Long-term challenges include rising labor costs, sliding billing rates and currency-exchange risks. The upshot is that despite optimism in Bangalore and Mumbai spurred by the recent turnaround, the companies likely won't be able to return to 30%-plus annual revenue growth without restructuring their business models and the types of services they provide.

"Is there a revival? Certainly. But is it a return to the go-go days of offshoring three years ago? No," said Sid Pai of Houston-based outsourcing-advisory firm TPI.

Pricing will be a long-term issue. Indian firms cut billing rates 5% to 10% during the downturn to keep clients, and many analysts say increasing prices now won't be easy.

"There'll be niche services where you can charge a premium, but in other areas, the pricing pressure is only going to continue," said Forrester analyst John McCarthy.

Meanwhile, as they grow bigger, the top Indian companies are beginning to confront a problem that larger competitors like International Business Machines Corp. and Accenture Ltd. have struggled with for years: how to increase revenue faster than head count.

A sign that the outsourcing sector in India is moving off the easier challenges of extensive growth to intensive growth.

It happens to the best; it happens to the rest.

[name the movie by David Mamet in which that line appears!]

12:07AM

What history predicts regarding a revalued yuan

"Economics focus" column from The Economist.

Story is an old one:  US in the 1920s, West Germany in the late 1960s, Japan in the early 1970s, Asian tigers in late 1990s, and China today.

The description:

A big export-oriented economy is booming but its trading partners are livid. Year after year, they point out, it runs large current-account surpluses. The country regards itself as an export powerhouse whose goods are prized abroad. Others castigate it for mercantilism. Some argue that it subsidises its exports unfairly by giving exporters credit at cheap rates and by keeping its currency artificially undervalued.
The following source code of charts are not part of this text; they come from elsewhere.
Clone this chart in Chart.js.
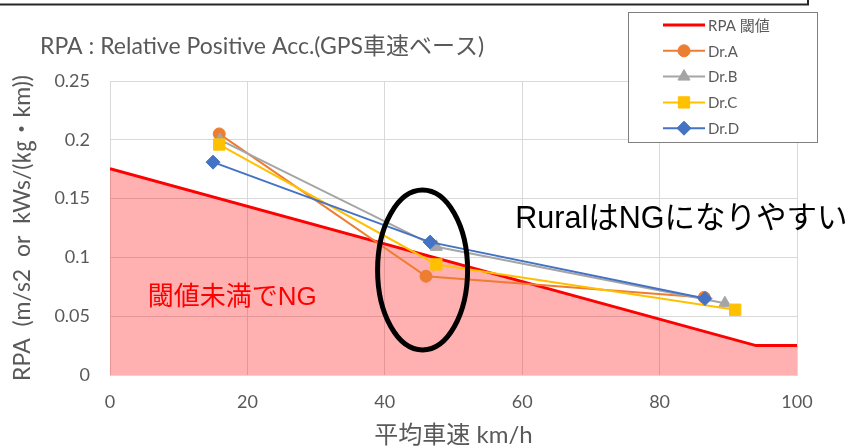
<!DOCTYPE html>
<html>
<head>
<meta charset="utf-8">
<script src="https://cdn.jsdelivr.net/npm/chart.js@4/dist/chart.umd.min.js"></script>
<style>
  html, body { margin: 0; padding: 0; background: #fff; }
  #wrap { width: 849px; height: 447px; position: relative; }
</style>
</head>
<body>
<div id="wrap"><canvas id="chartCanvas"></canvas></div>
<script>
// RPA 閾値 (平均車速 → RPA)
const limitSpeed = [0, 94.05, 100];
const limitRpa = [0.1755, 0.025, 0.025];

// 各ドライバーの (平均車速, RPA)
const drivers = ['Dr.A', 'Dr.B', 'Dr.C', 'Dr.D'];
const speedA = [15.9, 46.0, 86.5];
const rpaA = [0.205, 0.084, 0.066];
const speedB = [16.0, 47.5, 89.5];
const rpaB = [0.200, 0.109, 0.061];
const speedC = [15.9, 47.5, 91.0];
const rpaC = [0.196, 0.094, 0.0555];
const speedD = [15.0, 46.6, 86.6];
const rpaD = [0.181, 0.113, 0.065];

const xTicks = [0, 20, 40, 60, 80, 100];
const yTicks = [0, 0.05, 0.1, 0.15, 0.2, 0.25];

const FONT = "Lato, 'Noto Sans CJK JP', sans-serif";
const GREY = '#595959';

function pts(xs, ys) {
  return xs.map((x, i) => ({ x: x, y: ys[i] }));
}

function driverSet(label, xs, ys, color, style, radius, order) {
  return {
    label: label,
    data: pts(xs, ys),
    showLine: true,
    borderColor: color,
    backgroundColor: color,
    borderWidth: 2,
    pointStyle: style,
    pointRadius: radius,
    pointHoverRadius: radius,
    pointBorderWidth: 1,
    order: order
  };
}

// 注釈・凡例・タイトルを描くプラグイン
const overlay = {
  id: 'overlay',
  afterDraw(chart) {
    const ctx = chart.ctx;
    const xs = chart.scales.x, ys = chart.scales.y;
    ctx.save();

    // 上の切れた枠
    ctx.strokeStyle = '#262626';
    ctx.lineWidth = 2;
    ctx.beginPath();
    ctx.moveTo(-5, 4.5);
    ctx.lineTo(808, 4.5);
    ctx.lineTo(808, -5);
    ctx.stroke();

    // タイトル
    ctx.fillStyle = GREY;
    ctx.font = '23px ' + FONT;
    ctx.textBaseline = 'middle';
    ctx.textAlign = 'left';
    ctx.fillText('RPA : Relative Positive Acc.(GPS車速ベース)', 40, 47);

    // 楕円
    const cx = xs.getPixelForValue(45.5), cy = ys.getPixelForValue(0.0893);
    const rx = xs.getPixelForValue(45.5 + 6.55) - cx;
    const ry = cy - ys.getPixelForValue(0.0893 + 0.068);
    ctx.strokeStyle = '#000';
    ctx.lineWidth = 5;
    ctx.beginPath();
    ctx.ellipse(cx, cy, rx, ry, 0, 0, Math.PI * 2);
    ctx.stroke();

    // テキスト注釈
    ctx.fillStyle = '#ff0000';
    ctx.font = "26px 'Liberation Sans', 'Noto Sans CJK JP', sans-serif";
    ctx.fillText('閾値未満でNG', xs.getPixelForValue(5.5), ys.getPixelForValue(0.066));
    ctx.fillStyle = '#000';
    ctx.font = "30.5px 'Liberation Sans', 'Noto Sans CJK JP', sans-serif";
    ctx.fillText('RuralはNGになりやすい', xs.getPixelForValue(59), ys.getPixelForValue(0.132));

    // 凡例
    ctx.fillStyle = '#fff';
    ctx.fillRect(628, 12, 189, 130);
    ctx.strokeStyle = '#7f7f7f';
    ctx.lineWidth = 1;
    ctx.strokeRect(628.5, 12.5, 189, 130);
    ctx.font = '15px ' + FONT;
    chart.data.datasets.forEach((ds, i) => {
      const y = 25 + i * 25.8;
      ctx.strokeStyle = ds.borderColor;
      ctx.lineWidth = i === 0 ? 3 : 2;
      ctx.beginPath();
      ctx.moveTo(663, y);
      ctx.lineTo(705, y);
      ctx.stroke();
      if (i > 0) {
        ctx.fillStyle = ds.backgroundColor;
        ctx.lineWidth = 1;
        Chart.helpers.drawPoint(ctx, {
          pointStyle: ds.pointStyle, radius: ds.pointRadius, rotation: 0, borderWidth: 1
        }, 684, y);
      }
      ctx.fillStyle = GREY;
      ctx.fillText(ds.label, 708, y + 1);
    });

    ctx.restore();
  }
};

document.addEventListener('DOMContentLoaded', () => {
  const ctx = document.getElementById('chartCanvas').getContext('2d');

  const datasets = [
    {
      label: 'RPA 閾値',
      data: pts(limitSpeed, limitRpa),
      showLine: true,
      borderColor: '#ff0000',
      backgroundColor: 'rgba(255, 0, 0, 0.31)',
      borderWidth: 3,
      pointRadius: 0,
      fill: 'origin',
      order: 10
    },
    driverSet(drivers[0], speedA, rpaA, '#ED7D31', 'circle', 6, 4),
    driverSet(drivers[1], speedB, rpaB, '#A5A5A5', 'triangle', 7, 3),
    driverSet(drivers[2], speedC, rpaC, '#FFC000', 'rect', 8, 2),
    driverSet(drivers[3], speedD, rpaD, '#4472C4', 'rectRot', 7, 1)
  ];

  new Chart(ctx, {
    type: 'scatter',
    data: { datasets: datasets },
    options: {
      responsive: true,
      maintainAspectRatio: false,
      animation: false,
      layout: { padding: { top: 81, right: 52, left: 0, bottom: 0 } },
      plugins: {
        legend: { display: false },
        title: { display: false },
        tooltip: { enabled: false }
      },
      scales: {
        x: {
          type: 'linear',
          min: xTicks[0],
          max: xTicks[xTicks.length - 1],
          afterFit: s => { s.height = 72; },
          afterBuildTicks: s => { s.ticks = xTicks.map(v => ({ value: v })); },
          grid: { color: '#d9d9d9', drawTicks: false },
          border: { color: '#d9d9d9' },
          ticks: { color: GREY, font: { family: FONT, size: 18 }, padding: 16 },
          title: {
            display: true,
            text: '平均車速 km/h',
            color: GREY,
            font: { family: FONT, size: 24, lineHeight: 1 },
            padding: { top: 0, bottom: 0 }
          }
        },
        y: {
          min: yTicks[0],
          max: yTicks[yTicks.length - 1],
          afterFit: s => { s.width = 110; },
          afterBuildTicks: s => { s.ticks = yTicks.map(v => ({ value: v })); },
          grid: { color: '#d9d9d9', drawTicks: false },
          border: { color: '#d9d9d9' },
          ticks: {
            color: GREY,
            font: { family: FONT, size: 18 },
            padding: 20,
            callback: v => String(Number(v.toFixed(2)))
          },
          title: {
            display: true,
            text: 'RPA  (m/s2  or  kWs/(㎏・km))',
            color: GREY,
            font: { family: FONT, size: 23, lineHeight: 1 },
            padding: { top: 11, bottom: 0 }
          }
        }
      }
    },
    plugins: [overlay]
  });
});
</script>
</body>
</html>
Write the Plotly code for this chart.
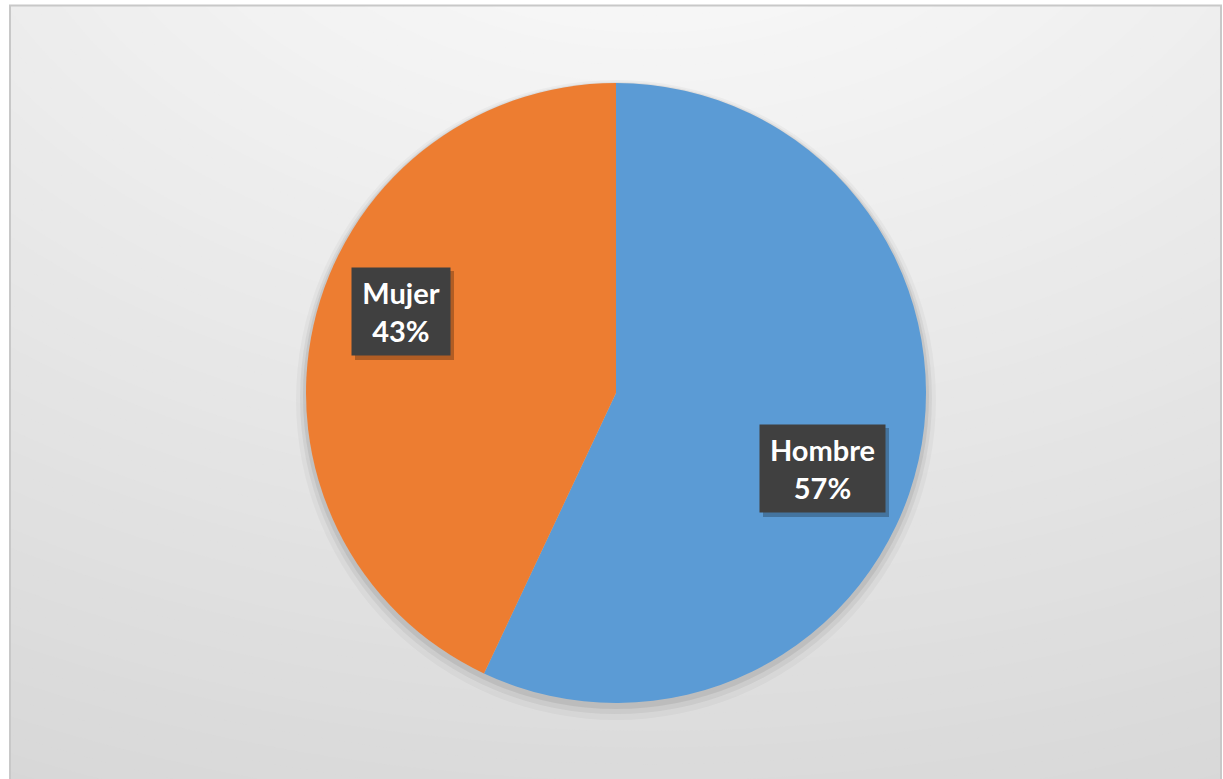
import plotly.graph_objects as go

# ---- data ----
labels = ["Hombre", "Mujer"]
values = [57, 43]
colors = ["#5B9BD5", "#ED7D31"]

W, H = 1223, 779

def px(x):
    return x / W

def py(y):
    return 1 - y / H

# pie geometry in pixels
cx, cy, R = 616, 393, 310

fig = go.Figure()
fig.add_trace(go.Pie(
    labels=labels, values=values, sort=False, direction="clockwise", rotation=0,
    marker=dict(colors=colors, line=dict(width=0)),
    textinfo="none", hoverinfo="label+percent", showlegend=False,
    domain=dict(x=[px(cx - R), px(cx + R)], y=[py(cy + R), py(cy - R)]),
))

shapes = []
# background radial gradient (decoration)
gcx, gcy, rx, ry = 650, -200, 1400, 950
N = 80
dmax = 1.4
for i in range(N, 0, -1):
    d = dmax * i / N
    L = int(round(254 - 34 * d))
    L = max(212, min(252, L))
    col = f"rgb({L},{L},{L})"
    shapes.append(dict(type="circle", xref="paper", yref="paper", layer="below",
                       x0=px(gcx - d * rx), x1=px(gcx + d * rx),
                       y0=py(gcy + d * ry), y1=py(gcy - d * ry),
                       fillcolor=col, line=dict(width=0)))
# pie soft shadow (mostly below)
for extra, op, dy in [(10, 0.03, 7), (6, 0.05, 5), (3, 0.07, 3)]:
    shapes.append(dict(type="circle", xref="paper", yref="paper", layer="below",
                       x0=px(cx - R - extra), x1=px(cx + R + extra),
                       y0=py(cy + dy + R + extra), y1=py(cy + dy - R - extra),
                       fillcolor=f"rgba(0,0,0,{op})", line=dict(width=0)))
# white area outside chart frame
for (x0, y0, x1, y1) in [(-5, -5, 10, H + 20), (1221, -5, W + 20, H + 20), (-5, -5, W + 20, 5)]:
    shapes.append(dict(type="rect", xref="paper", yref="paper", layer="above",
                       x0=px(x0), x1=px(x1), y0=py(y1), y1=py(y0),
                       fillcolor="white", line=dict(width=0)))
# frame border
shapes.append(dict(type="rect", xref="paper", yref="paper", layer="above",
                   x0=px(10), x1=px(1221), y0=py(H + 30), y1=py(5.5),
                   fillcolor="rgba(0,0,0,0)", line=dict(color="#C8C8C8", width=2)))

# data labels
total = sum(values)
label_pos = {"Hombre": (822.5, 468.5, 125), "Mujer": (401, 311.5, 98)}
BH = 87
annotations = []
for lab, val in zip(labels, values):
    x, y, w = label_pos[lab]
    # drop shadow of label box
    shapes.append(dict(type="rect", xref="paper", yref="paper", layer="above",
                       x0=px(x - w / 2 + 3), x1=px(x + w / 2 + 4),
                       y0=py(y + BH / 2 + 5), y1=py(y - BH / 2 + 3),
                       fillcolor="rgba(0,0,0,0.25)", line=dict(width=0)))
    annotations.append(dict(x=px(x), y=py(y), xref="paper", yref="paper",
                            xanchor="center", yanchor="middle",
                            text=f"<b>{lab}</b><br><b>{round(100 * val / total)}%</b>",
                            showarrow=False, width=w - 10, height=BH - 10, borderpad=5,
                            bgcolor="#404040",
                            font=dict(family="Lato", size=29, color="white")))

fig.update_layout(
    width=W, height=H, margin=dict(l=0, r=0, t=0, b=0),
    paper_bgcolor="white", plot_bgcolor="white",
    shapes=shapes, annotations=annotations,
)
fig.write_html("out.html", config={"displayModeBar": False},
               post_script="document.body.style.margin='0px';")
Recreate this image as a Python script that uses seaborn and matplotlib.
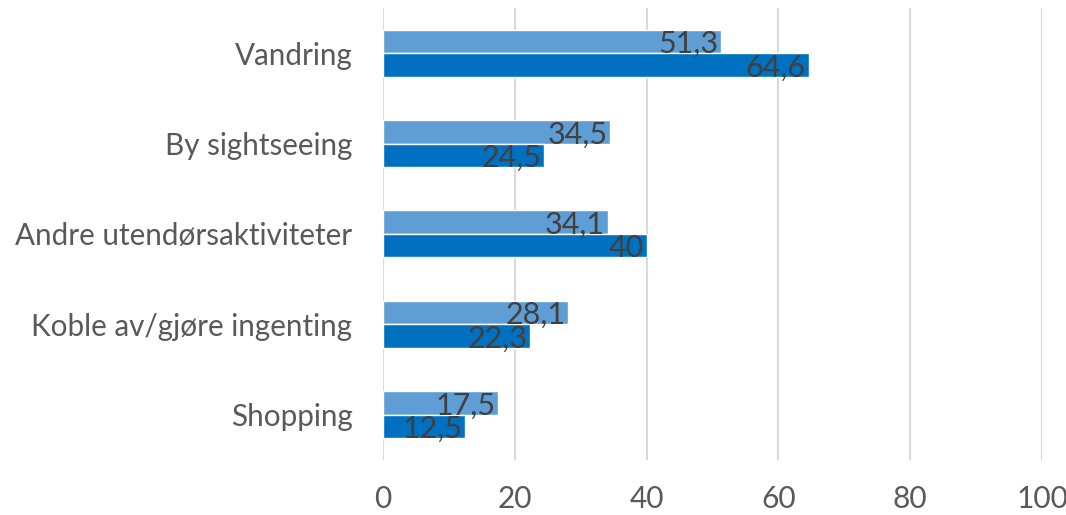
import pandas as pd
import matplotlib
matplotlib.use("Agg")
import matplotlib.pyplot as plt
import seaborn as sns

# Data
categories = ["Vandring", "By sightseeing", "Andre utendørsaktiviteter",
              "Koble av/gjøre ingenting", "Shopping"]
serie_1 = [51.3, 34.5, 34.1, 28.1, 17.5]   # light blue (top bar)
serie_2 = [64.6, 24.5, 40.0, 22.3, 12.5]   # dark blue (bottom bar)
x_ticks = [0, 20, 40, 60, 80, 100]

df = pd.DataFrame({
    "Aktivitet": categories * 2,
    "Andel": serie_1 + serie_2,
    "Serie": ["Serie 1"] * len(categories) + ["Serie 2"] * len(categories),
})

sns.set_theme(style="white")
plt.rcParams["font.family"] = ["Lato", "DejaVu Sans"]

fig = plt.figure(figsize=(10.66, 5.15), dpi=100)
ax = fig.add_axes([0.3593, 0.1068, 0.6182, 0.8777])

sns.barplot(data=df, y="Aktivitet", x="Andel", hue="Serie", orient="h",
            palette=["#5F9ED4", "#0070C0"], width=0.52, gap=0,
            saturation=1, legend=False, ax=ax, zorder=3)

# value labels, right-aligned at the bar end (Excel "inside end" look)
for cont in ax.containers:
    for bar, v in zip(cont.patches, cont.datavalues):
        yc = bar.get_y() + bar.get_height() / 2
        ax.annotate(f"{v:g}".replace(".", ","), (v, yc),
                    xytext=(-2, 0), textcoords="offset points",
                    ha="right", va="center_baseline", fontsize=22,
                    color="#404040", zorder=4)

ax.set_xlim(0, 100)
ax.set_xticks(x_ticks)
ax.set_ylim(4.5, -0.5)
ax.grid(axis="x", color="#D9D9D9", linewidth=1.5, zorder=0)
ax.set_axisbelow(True)
for s in ax.spines.values():
    s.set_visible(False)
ax.tick_params(axis="x", length=0, pad=18, labelsize=21.5, labelcolor="#595959")
ax.tick_params(axis="y", length=0, pad=22, labelsize=21.3, labelcolor="#595959")
ax.set_xlabel("")
ax.set_ylabel("")

fig.savefig("out.png", dpi=100)
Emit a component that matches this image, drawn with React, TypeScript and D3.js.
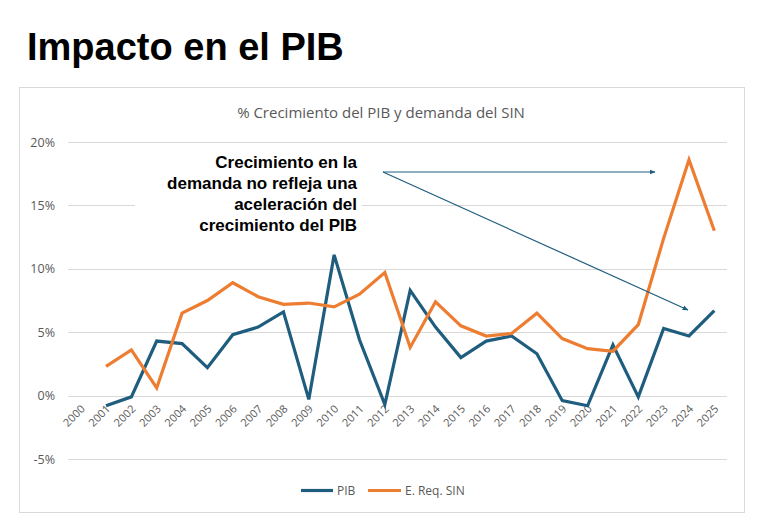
import React from "react";
import * as d3 from "d3";

// Yearly growth (%), 2000–2025; null where there is no value
const years: string[] = [
  "2000", "2001", "2002", "2003", "2004", "2005", "2006", "2007", "2008",
  "2009", "2010", "2011", "2012", "2013", "2014", "2015", "2016", "2017",
  "2018", "2019", "2020", "2021", "2022", "2023", "2024", "2025",
];

const pib: (number | null)[] = [
  null, -0.8, -0.1, 4.3, 4.1, 2.2, 4.8, 5.4, 6.6, -0.3, 11.1, 4.4, -0.7,
  8.3, 5.4, 3.0, 4.3, 4.7, 3.3, -0.4, -0.8, 4.0, -0.1, 5.3, 4.7, 6.7,
];

const demanda: (number | null)[] = [
  null, 2.3, 3.6, 0.6, 6.5, 7.5, 8.9, 7.8, 7.2, 7.3, 7.0, 8.0, 9.7,
  3.8, 7.4, 5.5, 4.7, 4.9, 6.5, 4.5, 3.7, 3.5, 5.6, 12.4, 18.6, 13.0,
];

const yTicks: number[] = [-5, 0, 5, 10, 15, 20];

const noteLines: string[] = [
  "Crecimiento en la",
  "demanda no refleja una",
  "aceleración del",
  "crecimiento del PIB",
];

const BLUE = "#1f5d7e";
const ORANGE = "#ED7D31";
const GRID = "#d9d9d9";
const LABEL = "#595959";
const SANS = "'Liberation Sans', Arial, sans-serif";
const LIGHT = "'Open Sans', 'Noto Sans', sans-serif";

export default function App() {
  const width = 770;
  const height = 514;
  const plot = { left: 68, right: 727, top: 142, bottom: 459 };

  const x = d3
    .scaleBand<string>()
    .domain(years)
    .range([plot.left, plot.right]);
  const y = d3.scaleLinear().domain([-5, 20]).range([plot.bottom, plot.top]);
  const cx = (yr: string) => (x(yr) ?? 0) + x.bandwidth() / 2;

  const line = d3
    .line<number | null>()
    .defined((d) => d !== null)
    .x((_, i) => cx(years[i]))
    .y((d) => y(d as number));

  return (
    <svg
      width={width}
      height={height}
      style={{ position: "absolute", left: 0, top: 0, background: "#fff" }}
    >
      <defs>
        <marker
          id="arrowHead"
          viewBox="0 0 10 10"
          refX="9"
          refY="5"
          markerWidth="6"
          markerHeight="6"
          orient="auto-start-reverse"
          markerUnits="userSpaceOnUse"
        >
          <path d="M0,1 L10,5 L0,9 Z" fill={BLUE} />
        </marker>
      </defs>

      <text
        x={27}
        y={60}
        fontFamily={SANS}
        fontWeight="bold"
        fontSize={38}
        fill="#000"
      >
        Impacto en el PIB
      </text>

      <rect
        x={19.5}
        y={87.5}
        width={725}
        height={425}
        fill="#fff"
        stroke={GRID}
        strokeWidth={1}
      />

      <text
        x={381}
        y={118}
        textAnchor="middle"
        fontFamily={LIGHT}
        fontSize={15}
        fill={LABEL}
      >
        % Crecimiento del PIB y demanda del SIN
      </text>

      {/* gridlines and y-axis labels */}
      {yTicks.map((t) => (
        <g key={t}>
          <line
            x1={plot.left}
            x2={plot.right}
            y1={Math.round(y(t)) + 0.5}
            y2={Math.round(y(t)) + 0.5}
            stroke={GRID}
            strokeWidth={1}
          />
          <text
            x={55}
            y={y(t) + 4.5}
            textAnchor="end"
            fontFamily={LIGHT}
            fontSize={12.5}
            fill={LABEL}
          >
            {t}%
          </text>
        </g>
      ))}

      {/* x-axis category labels */}
      {years.map((yr) => (
        <text
          key={yr}
          transform={`translate(${cx(yr) + 5},${y(0) + 14}) rotate(-45)`}
          textAnchor="end"
          fontFamily={LIGHT}
          fontSize={11}
          fill={LABEL}
        >
          {yr}
        </text>
      ))}

      {/* annotation box */}
      <rect x={135} y={149} width={227} height={84} fill="#fff" />
      {noteLines.map((s, i) => (
        <text
          key={s}
          x={357}
          y={168 + i * 21}
          textAnchor="end"
          fontFamily={SANS}
          fontWeight="bold"
          fontSize={17}
          fill="#000"
        >
          {s}
        </text>
      ))}

      {/* series */}
      <path
        d={line(pib) ?? ""}
        fill="none"
        stroke={BLUE}
        strokeWidth={3.2}
        strokeLinejoin="miter"
      />
      <path
        d={line(demanda) ?? ""}
        fill="none"
        stroke={ORANGE}
        strokeWidth={3.2}
        strokeLinejoin="miter"
      />

      {/* arrows */}
      <line
        x1={383}
        y1={172}
        x2={655}
        y2={172}
        stroke={BLUE}
        strokeWidth={1.2}
        markerEnd="url(#arrowHead)"
      />
      <line
        x1={383}
        y1={172}
        x2={688}
        y2={310}
        stroke={BLUE}
        strokeWidth={1.2}
        markerEnd="url(#arrowHead)"
      />

      {/* legend */}
      <line x1={301} x2={333} y1={490.5} y2={490.5} stroke={BLUE} strokeWidth={3.2} />
      <text x={337} y={495} fontFamily={LIGHT} fontSize={12} fill={LABEL}>
        PIB
      </text>
      <line x1={368} x2={401} y1={490.5} y2={490.5} stroke={ORANGE} strokeWidth={3.2} />
      <text x={405} y={495} fontFamily={LIGHT} fontSize={12} fill={LABEL}>
        E. Req. SIN
      </text>
    </svg>
  );
}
Pressure builds on the country to revalue its currency and boost domestic consumption, which makes up an unusually small share of its GDP.

Nor is the size of China's surplus unprecedented:  both Germany and Japan owned one-fifth of the world's export surplus in their day, just like China now.

All ended up revaluing their currencies, and as the charts show, China has little to fear by doing so:

 

The contribution of net exports to GDP will fall slightly, but growth not impacted much at all--in either direction.  The slack was picked up by private consumption and investment.
The fly in the ointment:  better to have pursued a monetary stimulus than just revaluing the currency.  If you only do the latter, then every 10% in appreciation takes a GDP growth point off.  When Taiwan and South Korea did the same, they proceeded to liberalize their financial markets--meaning China should continue to do the same now.
Classic example of connectivity driving code: you connect to globalization to enrich yourself, and you end up having to conform your internal rules to those of the global economy--or you get burned.